** Task goal **
Every line of the listing must be reproduced as it stands. Leave the images behind.
━━━━
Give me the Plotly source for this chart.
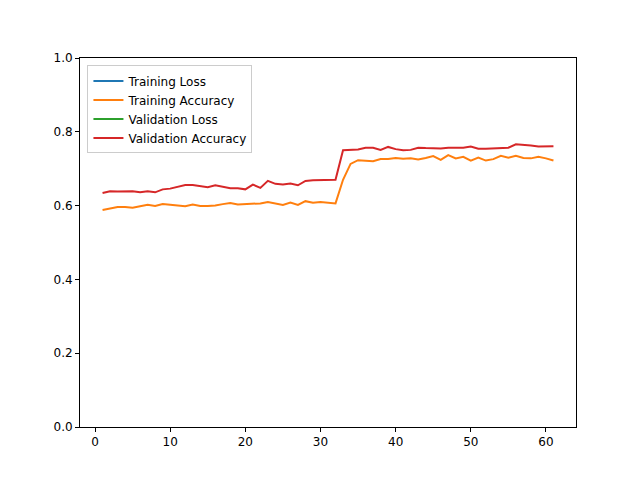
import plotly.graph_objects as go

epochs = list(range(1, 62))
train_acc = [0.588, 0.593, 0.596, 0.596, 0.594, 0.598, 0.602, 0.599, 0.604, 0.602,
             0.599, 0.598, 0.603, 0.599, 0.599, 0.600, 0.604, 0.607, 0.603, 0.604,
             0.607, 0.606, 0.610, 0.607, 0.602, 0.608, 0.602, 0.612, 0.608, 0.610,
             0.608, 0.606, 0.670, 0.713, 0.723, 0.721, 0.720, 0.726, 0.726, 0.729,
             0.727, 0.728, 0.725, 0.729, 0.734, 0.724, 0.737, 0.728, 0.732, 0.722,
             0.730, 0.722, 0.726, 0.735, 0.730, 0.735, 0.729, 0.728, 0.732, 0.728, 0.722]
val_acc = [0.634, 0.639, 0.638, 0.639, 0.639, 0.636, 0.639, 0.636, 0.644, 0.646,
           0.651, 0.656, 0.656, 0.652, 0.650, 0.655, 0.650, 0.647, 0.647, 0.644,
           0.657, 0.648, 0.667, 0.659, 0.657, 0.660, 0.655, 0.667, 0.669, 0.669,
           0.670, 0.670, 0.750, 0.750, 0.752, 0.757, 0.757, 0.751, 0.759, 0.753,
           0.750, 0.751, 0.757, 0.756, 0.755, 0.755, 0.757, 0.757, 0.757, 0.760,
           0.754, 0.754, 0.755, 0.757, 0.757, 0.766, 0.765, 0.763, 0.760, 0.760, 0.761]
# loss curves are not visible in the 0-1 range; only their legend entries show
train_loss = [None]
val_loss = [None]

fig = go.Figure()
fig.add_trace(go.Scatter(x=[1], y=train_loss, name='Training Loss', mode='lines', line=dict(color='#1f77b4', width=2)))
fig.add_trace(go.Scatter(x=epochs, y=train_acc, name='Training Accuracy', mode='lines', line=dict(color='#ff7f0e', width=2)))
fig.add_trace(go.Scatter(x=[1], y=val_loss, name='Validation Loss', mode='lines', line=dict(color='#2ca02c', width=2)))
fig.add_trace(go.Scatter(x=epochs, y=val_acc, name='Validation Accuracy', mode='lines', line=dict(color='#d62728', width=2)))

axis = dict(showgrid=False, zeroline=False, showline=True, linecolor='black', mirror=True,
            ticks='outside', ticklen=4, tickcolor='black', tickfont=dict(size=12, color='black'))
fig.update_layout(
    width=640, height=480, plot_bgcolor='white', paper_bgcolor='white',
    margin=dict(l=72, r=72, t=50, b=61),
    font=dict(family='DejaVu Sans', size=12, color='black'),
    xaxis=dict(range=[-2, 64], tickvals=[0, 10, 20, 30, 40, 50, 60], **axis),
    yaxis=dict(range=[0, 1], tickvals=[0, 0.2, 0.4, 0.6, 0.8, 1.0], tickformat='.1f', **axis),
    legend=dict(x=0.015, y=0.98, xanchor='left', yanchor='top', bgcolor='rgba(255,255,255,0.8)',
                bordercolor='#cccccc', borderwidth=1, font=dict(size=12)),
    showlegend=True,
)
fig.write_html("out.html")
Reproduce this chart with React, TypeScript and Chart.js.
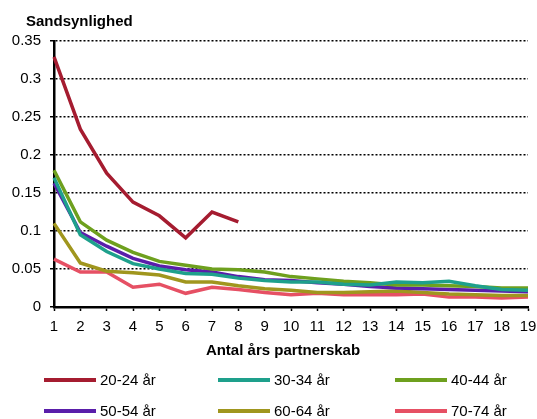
━━━━
** The solution **
Give me the Plotly source for this chart.
import plotly.graph_objects as go

epochs = list(range(1, 62))
train_acc = [0.588, 0.593, 0.596, 0.596, 0.594, 0.598, 0.602, 0.599, 0.604, 0.602,
             0.599, 0.598, 0.603, 0.599, 0.599, 0.600, 0.604, 0.607, 0.603, 0.604,
             0.607, 0.606, 0.610, 0.607, 0.602, 0.608, 0.602, 0.612, 0.608, 0.610,
             0.608, 0.606, 0.670, 0.713, 0.723, 0.721, 0.720, 0.726, 0.726, 0.729,
             0.727, 0.728, 0.725, 0.729, 0.734, 0.724, 0.737, 0.728, 0.732, 0.722,
             0.730, 0.722, 0.726, 0.735, 0.730, 0.735, 0.729, 0.728, 0.732, 0.728, 0.722]
val_acc = [0.634, 0.639, 0.638, 0.639, 0.639, 0.636, 0.639, 0.636, 0.644, 0.646,
           0.651, 0.656, 0.656, 0.652, 0.650, 0.655, 0.650, 0.647, 0.647, 0.644,
           0.657, 0.648, 0.667, 0.659, 0.657, 0.660, 0.655, 0.667, 0.669, 0.669,
           0.670, 0.670, 0.750, 0.750, 0.752, 0.757, 0.757, 0.751, 0.759, 0.753,
           0.750, 0.751, 0.757, 0.756, 0.755, 0.755, 0.757, 0.757, 0.757, 0.760,
           0.754, 0.754, 0.755, 0.757, 0.757, 0.766, 0.765, 0.763, 0.760, 0.760, 0.761]
# loss curves are not visible in the 0-1 range; only their legend entries show
train_loss = [None]
val_loss = [None]

fig = go.Figure()
fig.add_trace(go.Scatter(x=[1], y=train_loss, name='Training Loss', mode='lines', line=dict(color='#1f77b4', width=2)))
fig.add_trace(go.Scatter(x=epochs, y=train_acc, name='Training Accuracy', mode='lines', line=dict(color='#ff7f0e', width=2)))
fig.add_trace(go.Scatter(x=[1], y=val_loss, name='Validation Loss', mode='lines', line=dict(color='#2ca02c', width=2)))
fig.add_trace(go.Scatter(x=epochs, y=val_acc, name='Validation Accuracy', mode='lines', line=dict(color='#d62728', width=2)))

axis = dict(showgrid=False, zeroline=False, showline=True, linecolor='black', mirror=True,
            ticks='outside', ticklen=4, tickcolor='black', tickfont=dict(size=12, color='black'))
fig.update_layout(
    width=640, height=480, plot_bgcolor='white', paper_bgcolor='white',
    margin=dict(l=72, r=72, t=50, b=61),
    font=dict(family='DejaVu Sans', size=12, color='black'),
    xaxis=dict(range=[-2, 64], tickvals=[0, 10, 20, 30, 40, 50, 60], **axis),
    yaxis=dict(range=[0, 1], tickvals=[0, 0.2, 0.4, 0.6, 0.8, 1.0], tickformat='.1f', **axis),
    legend=dict(x=0.015, y=0.98, xanchor='left', yanchor='top', bgcolor='rgba(255,255,255,0.8)',
                bordercolor='#cccccc', borderwidth=1, font=dict(size=12)),
    showlegend=True,
)
fig.write_html("out.html")
Reproduce this chart with React, TypeScript and Chart.js.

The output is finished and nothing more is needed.